In the end we made them around $4,000 and we got to play a lot of Sunday matinee shows with 10 other bands also trying to get the big opening slot. Playing these types of shows month after month destroys your fan base, kills your merch sales and holds your band back. What most bands don’t know and I didn’t really learn until I started working at bigger rock venues, is that even if you are lucky enough to get that opening slot, you’re more than likely there to fix a mistake made by a talent buyer. From time to time buyers tend to over reach on shows. It’s up to booking managers to help fix these mistakes. A typical conversation I had while booking local bands on shows went something like this:

Buyer: Hey did you see the numbers on the show on the 24th?

Me: No, haven’t really seen them. How is it doing?

Buyer: It looks like someone is going to lose their job if the numbers don’t get better. What do you have?

Me: For the Meundo reunion tour….ummmm well I know these guys the JimJam Crew.

Buyer: How are they?

Me: Egh.

Buyer: How many can they do?

Me: 50 tickets easy

Buyer: Book them!

When you play a show at one of the bigger rock clubs, people take notes. In fact I have a book of band notes on just about every band I’ve booked. I have notes on tickets sold, how well the bar did, how you behaved and how your band played. Anything I thought would help me down the line, I wrote down. Information is worth money and I wasn’t about to take a risk on my job not knowing as much about each band as possible.

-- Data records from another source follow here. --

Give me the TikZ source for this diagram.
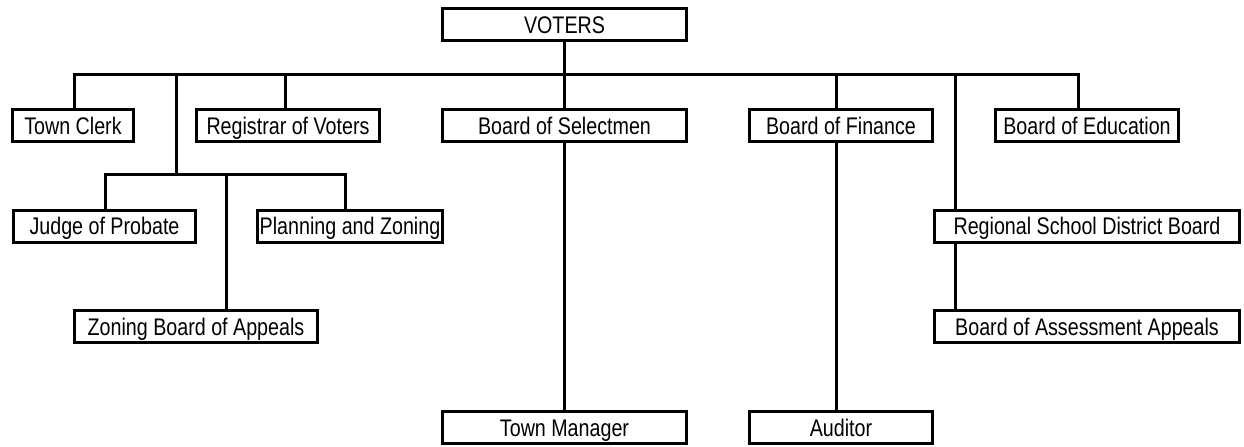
\documentclass[tikz,border=0pt]{standalone}
\usepackage{fontspec}
\setmainfont[FakeStretch=0.82]{Liberation Sans}

\begin{document}
\begin{tikzpicture}[x=0.5pt, y=-0.5pt, line width=1.5pt,
	office/.style={draw, line width=1.5pt, minimum height=16pt, inner xsep=1pt, inner ysep=0pt,
		text height=8.6pt, text depth=0pt, font=\fontsize{12pt}{14pt}\selectfont}]

	\useasboundingbox (0, 0) rectangle (1244, 446);

	\node [office, minimum width=122pt] (voters) at (564.5, 24.5) {VOTERS};

	\node [office, minimum width=60.5pt] (clerk) at (73, 125.5) {Town Clerk\hspace{7.5pt}};
	\node [office, minimum width=91.5pt] (registrar) at (288, 125.5) {Registrar of Voters};
	\node [office, minimum width=122pt] (selectmen) at (564.5, 125.5) {Board of Selectmen};
	\node [office, minimum width=91.5pt] (finance) at (841, 125.5) {Board of Finance};
	\node [office, minimum width=91.5pt] (education) at (1087, 125.5) {Board of Education};

	\node [office, minimum width=91pt] (probate) at (104.5, 226) {Judge of Probate};
	\node [office, minimum width=91.5pt] (planning) at (350, 226) {Planning and Zoning};
	\node [office, minimum width=152.5pt] (regional) at (1087, 226) {Regional School District Board};

	\node [office, minimum width=121.5pt] (appeals) at (196, 326.5) {Zoning Board of Appeals};
	\node [office, minimum width=152.5pt] (assessment) at (1087, 326.5) {Board of Assessment Appeals};

	\node [office, minimum width=122pt] (manager) at (564.5, 427.5) {Town Manager};
	\node [office, minimum width=91.5pt] (auditor) at (841, 427.5) {Auditor};

	%------ bus below the voters
	\coordinate (b1) at (74, 74);
	\coordinate (b2) at (176, 74);
	\coordinate (b3) at (285, 74);
	\coordinate (b5) at (836, 74);
	\coordinate (b6) at (955, 74);
	\coordinate (b7) at (1078, 74);

	\draw (clerk.north -| b1) |- (b7) -- (education.north -| b7);
	\draw (voters) -- (selectmen);
	\draw (selectmen) -- (manager);
	\draw (b3) -- (registrar.north -| b3);
	\draw (b5) -- (finance.north -| b5);
	\draw (finance.south -| b5) -- (auditor.north -| b5);
	\draw (b6) -- (regional.north -| b6);
	\draw (regional.south -| b6) -- (assessment.north -| b6);

	%------ second bus
	\coordinate (c1) at (105, 174);
	\coordinate (c2) at (226, 174);
	\coordinate (c3) at (345, 174);

	\draw (b2) -- (b2 |- c1);
	\draw (probate.north -| c1) |- (c3) -- (planning.north -| c3);
	\draw (c2) -- (appeals.north -| c2);
\end{tikzpicture}
\end{document}
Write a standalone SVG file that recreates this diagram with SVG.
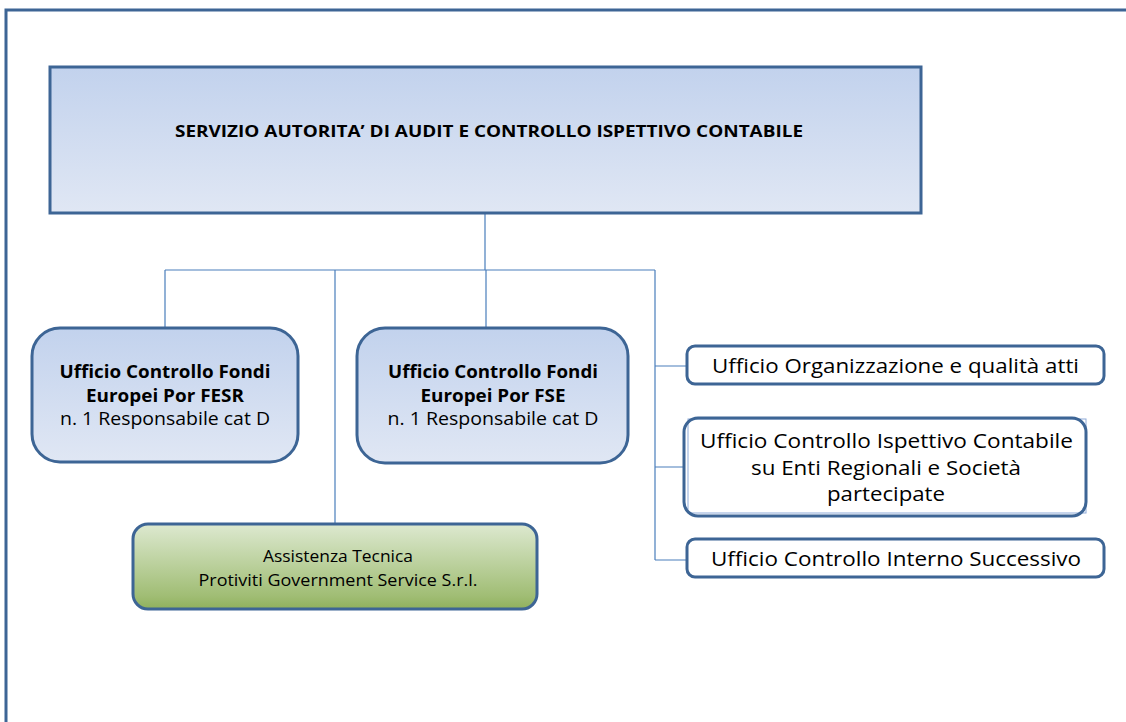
<svg xmlns="http://www.w3.org/2000/svg" width="1126" height="722" viewBox="0 0 1126 722">
<defs>
<linearGradient id="gBlue" x1="0" y1="0" x2="0" y2="1"><stop offset="0" stop-color="#c2d2ed"/><stop offset="1" stop-color="#e0e7f4"/></linearGradient>
<linearGradient id="gGreen" x1="0" y1="0" x2="0" y2="1"><stop offset="0" stop-color="#dde9d0"/><stop offset="0.85" stop-color="#a0bd74"/><stop offset="1" stop-color="#8fb05c"/></linearGradient>
<style>
.frame{fill:none;stroke:#3d6595;stroke-width:3}
.box{stroke:#3d6595;stroke-width:3}
.conn{fill:none;stroke:#4a7ebb;stroke-width:1.2}
.t{font-family:"Open Sans","Liberation Sans",sans-serif;fill:#000;text-anchor:middle}
.b{font-weight:bold}
</style>
</defs>
<rect width="1126" height="722" fill="#fff"/>
<rect class="frame" x="6" y="10" width="1140" height="730"/>
<g id="connectors">
<path class="conn" d="M485,213 V270 M165,270 H655 M165,270 V328 M335,270 V524 M486,270 V328 M655,270 V560 M655,366 H687 M655,467 H684 M655,560 H687"/>
</g>
<g id="n-servizio">
<rect class="box" x="50" y="67" width="871" height="146" fill="url(#gBlue)"/>
<text class="t b" x="489" y="137" font-size="16.5" textLength="628" lengthAdjust="spacingAndGlyphs">SERVIZIO AUTORITA’ DI AUDIT E CONTROLLO ISPETTIVO CONTABILE</text>
</g>
<g id="n-fesr">
<rect class="box" x="32" y="328" width="266" height="134" rx="28" fill="url(#gBlue)"/>
<text class="t b" x="165" y="378" font-size="17.5" textLength="211" lengthAdjust="spacingAndGlyphs">Ufficio Controllo Fondi</text>
<text class="t b" x="165" y="402" font-size="17.5" textLength="158" lengthAdjust="spacingAndGlyphs">Europei Por FESR</text>
<text class="t" x="165" y="425" font-size="17.5" textLength="210" lengthAdjust="spacingAndGlyphs">n. 1 Responsabile cat D</text>
</g>
<g id="n-fse">
<rect class="box" x="357" y="328" width="271" height="135" rx="28" fill="url(#gBlue)"/>
<text class="t b" x="493" y="378" font-size="17.5" textLength="210" lengthAdjust="spacingAndGlyphs">Ufficio Controllo Fondi</text>
<text class="t b" x="493" y="402" font-size="17.5" textLength="145" lengthAdjust="spacingAndGlyphs">Europei Por FSE</text>
<text class="t" x="493" y="425" font-size="17.5" textLength="211" lengthAdjust="spacingAndGlyphs">n. 1 Responsabile cat D</text>
</g>
<g id="n-assistenza">
<rect class="box" x="133" y="524" width="404" height="85" rx="15" fill="url(#gGreen)"/>
<text class="t" x="338" y="562" font-size="16.5" textLength="150" lengthAdjust="spacingAndGlyphs">Assistenza Tecnica</text>
<text class="t" x="338" y="586" font-size="16.5" textLength="279" lengthAdjust="spacingAndGlyphs">Protiviti Government Service S.r.l.</text>
</g>
<g id="n-organizzazione">
<rect class="box" x="687" y="346" width="417" height="38" rx="8" fill="#fff"/>
<text class="t" x="895.5" y="373" font-size="20" textLength="367" lengthAdjust="spacingAndGlyphs">Ufficio Organizzazione e qualità atti</text>
</g>
<g id="n-ispettivo">
<rect x="688" y="419" width="398" height="94" fill="none" stroke="#8eaad8" stroke-width="1"/>
<rect class="box" x="684" y="418" width="402" height="98" rx="14" fill="none"/>
<text class="t" x="886.5" y="448" font-size="20" textLength="373" lengthAdjust="spacingAndGlyphs">Ufficio Controllo Ispettivo Contabile</text>
<text class="t" x="886" y="475" font-size="20" textLength="270" lengthAdjust="spacingAndGlyphs">su Enti Regionali e Società</text>
<text class="t" x="886" y="501" font-size="20" textLength="118" lengthAdjust="spacingAndGlyphs">partecipate</text>
</g>
<g id="n-interno">
<rect class="box" x="687" y="539" width="417" height="38" rx="8" fill="#fff"/>
<text class="t" x="896" y="566" font-size="20" textLength="370" lengthAdjust="spacingAndGlyphs">Ufficio Controllo Interno Successivo</text>
</g>
</svg>
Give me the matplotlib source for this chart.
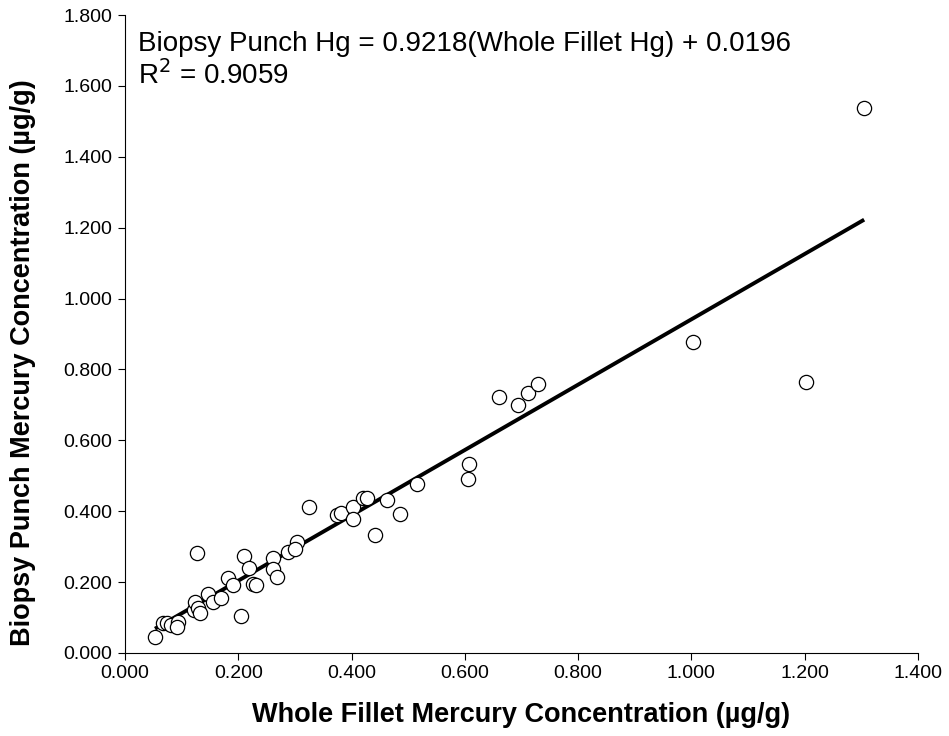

So what should you do if you’re faced with selling tickets for a show? Ultimately, the decision is up to you, the artist/band. If you call up a venue and they tell you they want 100 tickets for a showcase show, I would advise you to tell them to go jump off a bridge. I always felt an appropriate number of tickets to sell for a showcase is anywhere from 25-50. If you really can’t do at least 15 people, you might just want to keep playing in the basement. Hopefully this at least provides some insight into “pay for play” and I’m sure as we move along in this blog we’ll touch on it again.